Educating DepEd
Consider it a report card on how the Department of Education (DepEd) has handled the country’s perennial education crisis.
In its report released last week, Edcom 2, or the Second Congressional Commission on Education tasked to review the problems long plaguing Philippine education, gave DepEd barely passing marks. At the same time, the commission offered solid recommendations to help DepEd’s lumbering bureaucracy overcome the drag of age-old policies and practices that are no longer responsive to the changing needs of the times.
Drawing from commissioned studies, hearings, consultations, and field visits, Edcom 2’s final report titled “Turning Point: A Decade of Necessary Reforms,” cited mass promotion, an overloaded teaching staff, the uneven concentration of book publishers across the country, and an unresponsive government feeding program as among Philippine education’s most serious ills.
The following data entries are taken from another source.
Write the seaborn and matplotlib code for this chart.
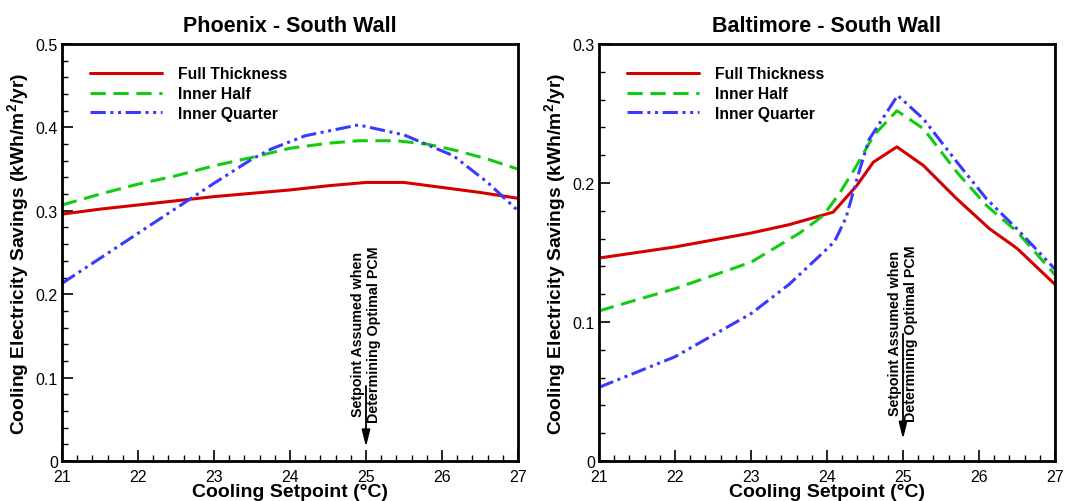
import matplotlib
matplotlib.use("Agg")
import matplotlib.pyplot as plt
import seaborn as sns
import pandas as pd
from matplotlib.ticker import MultipleLocator

# ---- data ----
phx_x_full = [21, 21.5, 22, 22.5, 23, 23.5, 24, 24.5, 25, 25.5, 26, 26.5, 27]
phx_full = [0.296, 0.302, 0.307, 0.312, 0.317, 0.321, 0.325, 0.330, 0.334, 0.334, 0.328, 0.322, 0.315]
phx_x_half = [21, 21.5, 22, 22.5, 23, 23.5, 24, 24.5, 24.9, 25.4, 25.8, 26.2, 26.6, 27]
phx_half = [0.307, 0.320, 0.332, 0.342, 0.354, 0.364, 0.375, 0.381, 0.384, 0.384, 0.380, 0.372, 0.362, 0.350]
phx_x_quarter = [21, 21.5, 22, 22.5, 23, 23.5, 23.75, 24.2, 24.9, 25.5, 26.15, 26.6, 27]
phx_quarter = [0.213, 0.243, 0.273, 0.303, 0.333, 0.362, 0.374, 0.390, 0.403, 0.391, 0.366, 0.334, 0.300]

bal_x_full = [21, 22, 23, 23.5, 24.08, 24.39, 24.61, 24.92, 25.27, 25.71, 26.14, 26.5, 27]
bal_full = [0.146, 0.154, 0.164, 0.170, 0.179, 0.198, 0.215, 0.226, 0.2125, 0.1885, 0.167, 0.153, 0.127]
bal_x_half = [21, 22, 23, 23.64, 23.95, 24.17, 24.39, 24.61, 24.92, 25.27, 25.71, 26.1, 26.5, 27]
bal_half = [0.108, 0.124, 0.143, 0.164, 0.1765, 0.193, 0.2125, 0.234, 0.252, 0.239, 0.2077, 0.1837, 0.165, 0.134]
bal_x_quarter = [21, 22, 23, 23.5, 23.95, 24.1, 24.25, 24.4, 24.55, 24.93, 25.27, 25.71, 26.1, 26.5, 27]
bal_quarter = [0.053, 0.075, 0.106, 0.127, 0.150, 0.158, 0.175, 0.204, 0.231, 0.263, 0.246, 0.215, 0.1885, 0.167, 0.138]

series_names = ["Full Thickness", "Inner Half", "Inner Quarter"]
titles = ["Phoenix - South Wall", "Baltimore - South Wall"]
xlabel = "Cooling Setpoint (°C)"
ylabel = "Cooling Electricity Savings (kWh/m$^2$/yr)"
note = "Setpoint Assumed when\nDetermining Optimal PCM"

colors = {"Full Thickness": "#d40000", "Inner Half": "#11cc11", "Inner Quarter": "#3a3aff"}
dashes = {"Full Thickness": "", "Inner Half": (5, 2.5), "Inner Quarter": (5, 1.5, 1, 1.5, 1, 1.5)}

def make_df(xs, ys):
    rows = []
    for name, x, y in zip(series_names, xs, ys):
        for a, b in zip(x, y):
            rows.append({"x": a, "y": b, "series": name})
    return pd.DataFrame(rows)

df_phx = make_df([phx_x_full, phx_x_half, phx_x_quarter], [phx_full, phx_half, phx_quarter])
df_bal = make_df([bal_x_full, bal_x_half, bal_x_quarter], [bal_full, bal_half, bal_quarter])

sns.set_style("ticks")
plt.rcParams["font.family"] = ["Liberation Sans", "DejaVu Sans"]
plt.rcParams["mathtext.fontset"] = "custom"
plt.rcParams["mathtext.rm"] = "Liberation Sans:bold"
plt.rcParams["mathtext.it"] = "Liberation Sans:bold"
plt.rcParams["mathtext.bf"] = "Liberation Sans:bold"
for k in ["text.color", "axes.labelcolor", "xtick.color", "ytick.color", "axes.edgecolor"]:
    plt.rcParams[k] = "black"

fig = plt.figure(figsize=(10.65, 5.02), dpi=100)
W, H = 1065, 502
ax1 = fig.add_axes([62 / W, 1 - 462 / H, (518 - 62) / W, (462 - 45) / H])
ax2 = fig.add_axes([599 / W, 1 - 462 / H, (1055 - 599) / W, (462 - 45) / H])

configs = [
    (ax1, df_phx, 0.5, 0.1, 0.02, 0.090, 0.047, 0.017),
    (ax2, df_bal, 0.3, 0.1, 0.02, 0.0914, 0.029, 0.0158),
]

for (ax, df, ymax, ymaj, ymin, arrow_top, text_bottom, tip), title in zip(configs, titles):
    sns.lineplot(data=df, x="x", y="y", hue="series", style="series",
                 palette=colors, dashes=dashes, linewidth=2.2, ax=ax,
                 sort=False, estimator=None)
    ax.set_xlim(21, 27)
    ax.set_ylim(0, ymax)
    ax.xaxis.set_major_locator(MultipleLocator(1))
    ax.xaxis.set_minor_locator(MultipleLocator(0.2))
    ax.yaxis.set_major_locator(MultipleLocator(ymaj))
    ax.yaxis.set_minor_locator(MultipleLocator(ymin))
    ax.tick_params(which="major", direction="in", length=8, width=1.2,
                   labelsize=11.5, top=False, right=False)
    ax.tick_params(axis="x", which="major", pad=6)
    ax.tick_params(axis="y", which="major", pad=3)
    ax.tick_params(which="minor", direction="in", length=4.5, width=1.0,
                   top=False, right=False)
    ax.set_yticks(ax.get_yticks())
    ax.set_yticklabels(["0" if abs(v) < 1e-9 else f"{v:g}" for v in ax.get_yticks()])
    ax.set_ylim(0, ymax)
    for s in ax.spines.values():
        s.set_linewidth(2)
        s.set_color("black")
    ax.set_title(title, fontsize=15.5, fontweight="bold", pad=9)
    ax.set_xlabel(xlabel, fontsize=14, fontweight="bold", labelpad=-1)
    ax.set_ylabel(ylabel, fontsize=13.9, fontweight="bold", labelpad=3)

    leg = ax.legend(loc="upper left", bbox_to_anchor=(0.03, 0.98), frameon=False,
                    handlelength=4.6, handletextpad=1.0, labelspacing=0.3,
                    prop={"weight": "bold", "size": 11.3})
    for line in leg.get_lines():
        line.set_linewidth(2.2)

    ax.annotate("", xy=(25, tip), xytext=(25, arrow_top),
                arrowprops=dict(arrowstyle="-|>,head_length=1.0,head_width=0.25",
                                color="black", lw=1.3, shrinkA=0, shrinkB=0))
    ax.text(25, text_bottom, note, rotation=90, ha="center", va="bottom",
            fontsize=10.3, fontweight="bold", linespacing=1.25)

fig.savefig("out.png", dpi=100)
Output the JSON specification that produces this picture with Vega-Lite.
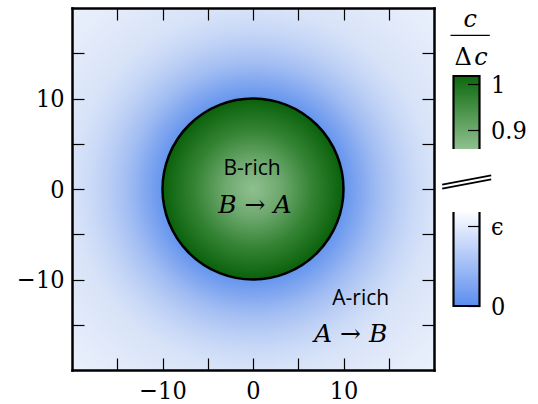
{
  "$schema": "https://vega.github.io/schema/vega-lite/v6.json",
  "background": "white",
  "padding": {"left": 16, "top": 7, "right": 0, "bottom": 0},
  "bounds": "flush",
  "spacing": 17.5,
  "config": {
    "view": {"stroke": null},
    "axis": {"labelFont": "DejaVu Serif Condensed", "labelFontSize": 25, "labelColor": "black", "tickColor": "black", "tickWidth": 1.2, "domain": false, "grid": false, "labelOverlap": false, "labelFlush": false, "labelBound": false, "minExtent": 0, "zindex": 1, "title": null}
  },
  "hconcat": [
    {
      "width": 362,
      "height": 362,
      "resolve": {"axis": {"x": "independent", "y": "independent"}},
      "layer": [
        {
          "data": {"values": [{"x0": -20, "x1": 20, "y0": -20, "y1": 20}]},
          "mark": {"type": "rect", "fill": {"gradient": "radial", "x1": 0.5, "y1": 0.5, "r1": 0, "x2": 0.5, "y2": 0.5, "r2": 0.72, "stops": [
            {"offset": 0, "color": "#6495ed"},
            {"offset": 0.347, "color": "#6495ed"},
            {"offset": 0.417, "color": "#85a9f0"},
            {"offset": 0.486, "color": "#a3bef3"},
            {"offset": 0.556, "color": "#bacef5"},
            {"offset": 0.625, "color": "#cbdaf7"},
            {"offset": 0.694, "color": "#d8e3f8"},
            {"offset": 0.85, "color": "#e3ebfa"},
            {"offset": 1, "color": "#ebf1fc"}
          ]}},
          "encoding": {
            "x": {"field": "x0", "type": "quantitative", "scale": {"domain": [-20, 20], "nice": false, "zero": false},
              "axis": {"orient": "bottom", "zindex": 2, "values": [-15, -10, -5, 0, 5, 10, 15], "labelExpr": "datum.value % 10 === 0 ? datum.label : ''", "tickSize": -12, "labelPadding": 20, "domain": true, "domainColor": "black", "domainWidth": 2.5, "domainCap": "square", "title": null}},
            "x2": {"field": "x1"},
            "y": {"field": "y0", "type": "quantitative", "scale": {"domain": [-20, 20], "nice": false, "zero": false},
              "axis": {"orient": "left", "zindex": 2, "values": [-15, -10, -5, 0, 5, 10, 15], "labelExpr": "datum.value % 10 === 0 ? datum.label : ''", "tickSize": -12, "labelPadding": 20, "domain": true, "domainColor": "black", "domainWidth": 2.5, "domainCap": "square", "title": null}},
            "y2": {"field": "y1"}
          }
        },
        {
          "data": {"values": [{"cx": 0, "cy": 0}]},
          "mark": {"type": "point", "shape": "circle", "filled": true, "size": 32761, "opacity": 1, "fillOpacity": 1, "stroke": "black", "strokeWidth": 2.5, "fill": {"gradient": "radial", "x1": 0.5, "y1": 0.5, "r1": 0, "x2": 0.5, "y2": 0.5, "r2": 0.5, "stops": [
            {"offset": 0, "color": "#8fbf8f"},
            {"offset": 0.3, "color": "#6fa96f"},
            {"offset": 0.65, "color": "#348334"},
            {"offset": 1, "color": "#0a610a"}
          ]}},
          "encoding": {
            "x": {"field": "cx", "type": "quantitative", "axis": {"orient": "top", "zindex": 2, "values": [-15, -10, -5, 0, 5, 10, 15], "labels": false, "tickSize": -12, "domain": true, "domainColor": "black", "domainWidth": 2.5, "domainCap": "square", "title": null, "maxExtent": 0}},
            "y": {"field": "cy", "type": "quantitative", "axis": {"orient": "right", "zindex": 2, "values": [-15, -10, -5, 0, 5, 10, 15], "labels": false, "tickSize": -12, "domain": true, "domainColor": "black", "domainWidth": 2.5, "domainCap": "square", "title": null, "maxExtent": 0}}
          }
        },
        {
          "data": {"values": [{"x": -0.1, "y": 1.6, "t": "B-rich"}, {"x": 11.9, "y": -12.8, "t": "A-rich"}]},
          "mark": {"type": "text", "font": "Open Sans", "fontSize": 21, "align": "center", "baseline": "alphabetic", "color": "black"},
          "encoding": {
            "x": {"field": "x", "type": "quantitative", "axis": null},
            "y": {"field": "y", "type": "quantitative", "axis": null},
            "text": {"field": "t"}
          }
        },
        {
          "data": {"values": [{"x": 0.2, "y": -2.65, "t": "B \u2192 A"}, {"x": 10.8, "y": -16.9, "t": "A \u2192 B"}]},
          "mark": {"type": "text", "font": "DejaVu Serif", "fontStyle": "italic", "fontSize": 25, "align": "center", "baseline": "alphabetic", "color": "black"},
          "encoding": {
            "x": {"field": "x", "type": "quantitative", "axis": null},
            "y": {"field": "y", "type": "quantitative", "axis": null},
            "text": {"field": "t"}
          }
        }
      ]
    },
    {
      "bounds": "flush",
      "spacing": 0,
      "vconcat": [
        {
          "width": 30,
          "height": 66,
          "layer": [
            {
              "data": {"values": [{"x": 0.646, "y": 47, "t": "c"}, {"x": 1.058, "y": 9, "t": "c"}]},
              "mark": {"type": "text", "font": "DejaVu Serif", "fontStyle": "italic", "fontSize": 24, "align": "center", "baseline": "alphabetic", "color": "black"},
              "encoding": {
                "x": {"field": "x", "type": "quantitative", "scale": {"domain": [-0.076923, 1.076923], "nice": false, "zero": false}, "axis": null},
                "y": {"field": "y", "type": "quantitative", "scale": {"domain": [0, 66], "nice": false, "zero": false}, "axis": null},
                "text": {"field": "t"}
              }
            },
            {
              "data": {"values": [{"x": 0.37, "y": 9, "t": "\u0394"}]},
              "mark": {"type": "text", "font": "DejaVu Serif", "fontSize": 24, "align": "center", "baseline": "alphabetic", "color": "black"},
              "encoding": {
                "x": {"field": "x", "type": "quantitative", "axis": null},
                "y": {"field": "y", "type": "quantitative", "axis": null},
                "text": {"field": "t"}
              }
            },
            {
              "data": {"values": [{"x": -0.115, "x2": 1.396, "y": 38.7}]},
              "mark": {"type": "rule", "stroke": "black", "strokeWidth": 1.2},
              "encoding": {
                "x": {"field": "x", "type": "quantitative", "axis": null},
                "x2": {"field": "x2"},
                "y": {"field": "y", "type": "quantitative", "axis": null}
              }
            }
          ]
        },
        {
          "width": 30,
          "height": 75,
          "data": {"values": [{"x0": 0, "x1": 1, "y0": 0.8, "y1": 1.018}]},
          "mark": {"type": "rect", "clip": true, "stroke": "black", "strokeWidth": 2.2, "fill": {"gradient": "linear", "x1": 0, "y1": 0, "x2": 0, "y2": 1, "stops": [
            {"offset": 0, "color": "#0b690b"},
            {"offset": 0.728, "color": "#8fc08f"},
            {"offset": 1, "color": "#a5cfa5"}
          ]}},
          "encoding": {
            "x": {"field": "x0", "type": "quantitative", "scale": {"domain": [-0.076923, 1.076923], "nice": false, "zero": false}, "axis": null},
            "x2": {"field": "x1"},
            "y": {"field": "y0", "type": "quantitative", "scale": {"domain": [0.85935, 1.02239], "nice": false, "zero": false},
              "axis": {"orient": "right", "zindex": 2, "labelFont": "DejaVu Serif Condensed", "labelFontSize": 25, "values": [0.9, 1], "format": ".1~f", "tickSize": -12, "offset": -2, "labelPadding": 23, "labelAlign": "left", "labelBaseline": "middle", "title": null}},
            "y2": {"field": "y1"}
          }
        },
        {
          "width": 30,
          "height": 63,
          "data": {"values": [{"x": -0.435, "x2": 1.45, "y": 27.3, "y2": 36.7}, {"x": -0.435, "x2": 1.45, "y": 23.3, "y2": 32.7}]},
          "mark": {"type": "rule", "stroke": "black", "strokeWidth": 1.8},
          "encoding": {
            "x": {"field": "x", "type": "quantitative", "scale": {"domain": [-0.076923, 1.076923], "nice": false, "zero": false}, "axis": null},
            "x2": {"field": "x2"},
            "y": {"field": "y", "type": "quantitative", "scale": {"domain": [0, 63], "nice": false, "zero": false}, "axis": null},
            "y2": {"field": "y2"}
          }
        },
        {
          "width": 30,
          "height": 96,
          "data": {"values": [{"x0": 0, "x1": 1, "y0": 0, "y1": 1.5}]},
          "mark": {"type": "rect", "clip": true, "stroke": "black", "strokeWidth": 2.2, "fill": {"gradient": "linear", "x1": 0, "y1": 0, "x2": 0, "y2": 1, "stops": [
            {"offset": 0, "color": "#ffffff"},
            {"offset": 0.217, "color": "#fdfdff"},
            {"offset": 1, "color": "#5b8def"}
          ]}},
          "encoding": {
            "x": {"field": "x0", "type": "quantitative", "scale": {"domain": [-0.076923, 1.076923], "nice": false, "zero": false}, "axis": null},
            "x2": {"field": "x1"},
            "y": {"field": "y0", "type": "quantitative", "scale": {"domain": [-0.025, 1.175], "nice": false, "zero": false},
              "axis": {"orient": "right", "zindex": 2, "labelFont": "DejaVu Serif Condensed", "labelFontSize": 25, "values": [0, 1], "labelExpr": "datum.value === 1 ? '\u03f5' : '0'", "tickSize": -12, "offset": -2, "labelPadding": 23, "labelAlign": "left", "labelBaseline": "middle", "title": null}},
            "y2": {"field": "y1"}
          }
        }
      ]
    }
  ]
}
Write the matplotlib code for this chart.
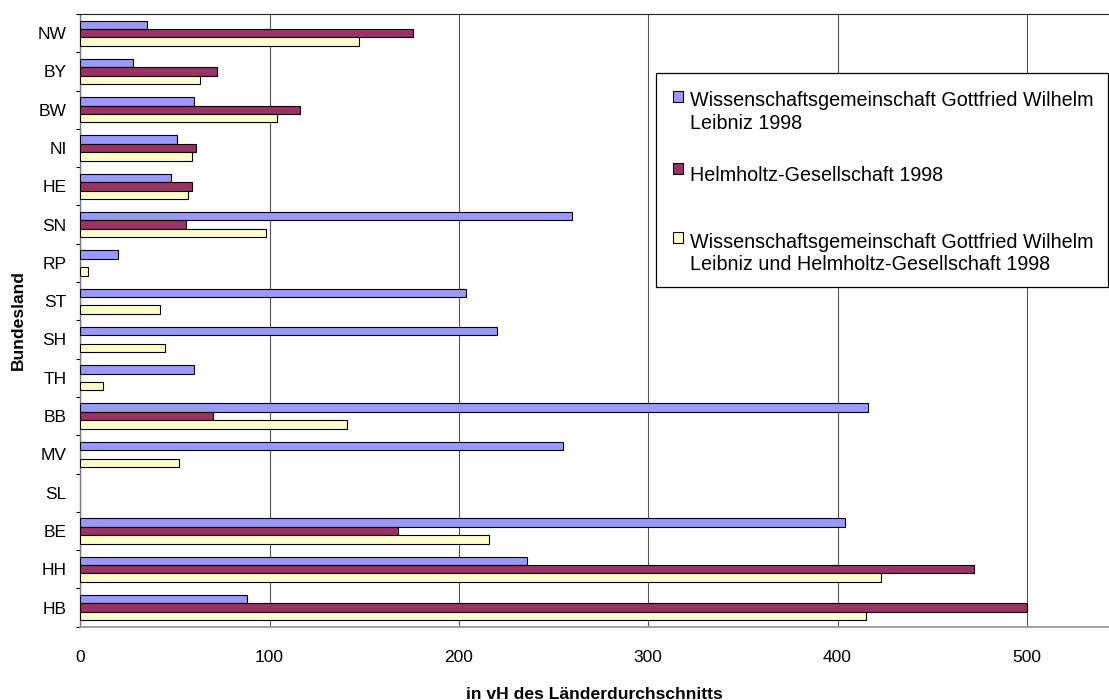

Edcom 2 strongly called for the phaseout of “de facto mass promotion” among public school students despite their lack of proficiency and skills to advance to the next grade level.
Transmutation policy
While DepEd officials have denied it as established policy, Edcom 2 noted that learners in public schools are “routinely advanced” to the next level through the grading rules set under Department Order No. 8, series of 2015, also known as the transmutation policy. This is a standardized grading system where raw scores averaging 60 to 61.59 correspond to a passing grade, or the minimum 75.
Teachers consulted for the report said they found it difficult to explain to parents why their children, despite their passing grades, are still unable to read independently or handle basic mathematics.
Teachers are caught in a bind in other ways. Failing or retaining a learner would “trigger” more layers of approval or scrutiny from school heads who could blame them for a “high failure rate” in their classes. As one teacher explained, “if we fail [students], we’re told that we’ve caused trouble for the division or the school.”
Noted Edcom 2: When failing marks are equated with poor performance on the part of both students and teachers, this “creates strong incentives for teachers and school heads to promote learners rather than risk sanctions or negative evaluations.”
Heavy teaching load
While DepEd has said it would soon issue a policy shifting to a new grading system, and has proposed the adoption of nonnumeric, descriptive grading for lower grade levels, Edcom 2 recommended that, instead of promotion statistics, school and teacher performance be measured based on their truthful documentation of students’ learning gaps and subsequent efforts to address them. As it should.
Another barrier to full-scale learning is the surfeit of school-related activities, among them the Palarong Pambansa and the National Schools Press Conference, that add to the teachers’ already heavy teaching load and administrative chores, leaving them to compress an “already congested curriculum into fewer learning days,” Edcom 2 pointed out.
It also cited how recent DepEd school calendars indicate that public schools operate with an average of only about 191 actual class days per year instead of the prescribed 205, because of the more than 120 legislated activities, celebrations, and observances. These activities, which often require participating students and teachers to be excused from their classes, should be avoided in favor of simple integration into regular classroom discussions, Edcom said.
As well, DepEd should stop looking at teachers as “shock absorbers” of factors that contribute to poor learning, such as the lack of parental support at home, child work, and frequent absenteeism that may be driven by poverty, the report said.
Brain power
There are gaps as well in DepEd’s textbook procurement process, with book publishers “heavily concentrated” in Luzon, with “very sparse presence” in Visayas and Mindanao, the report said. While the “National Book Development Board, an attached DepEd agency, lists 328 active publishers, only 10 publishers won all 60 lots in the latest DepEd bidding,” Edcom 2 said, citing lack of participation from its listed active publishers.
While at it, DepEd might want to look into other issues connected to book publishing: book content development and procurement, slow delivery of books, weak warehousing systems, long transport routes, the delayed release of budgets, and supply chain bottlenecks.
The Edcom 2 report also noted stunting in 23.6 percent of Filipino children that causes “irreversible neurological damage,” since malnutrition affects brain power. DepEd should ensure that the government’s feeding programs reach those who need them so that schoolkids are not handicapped from the start, the commission said.
With its record-breaking P1.015 trillion to P1.044 trillion budget for 2026, DepEd certainly has the wherewithal to implement Edcom 2’s concrete recommendations, if only to arrest the declining quality of education that crucially shapes tomorrow’s leaders and thinkers.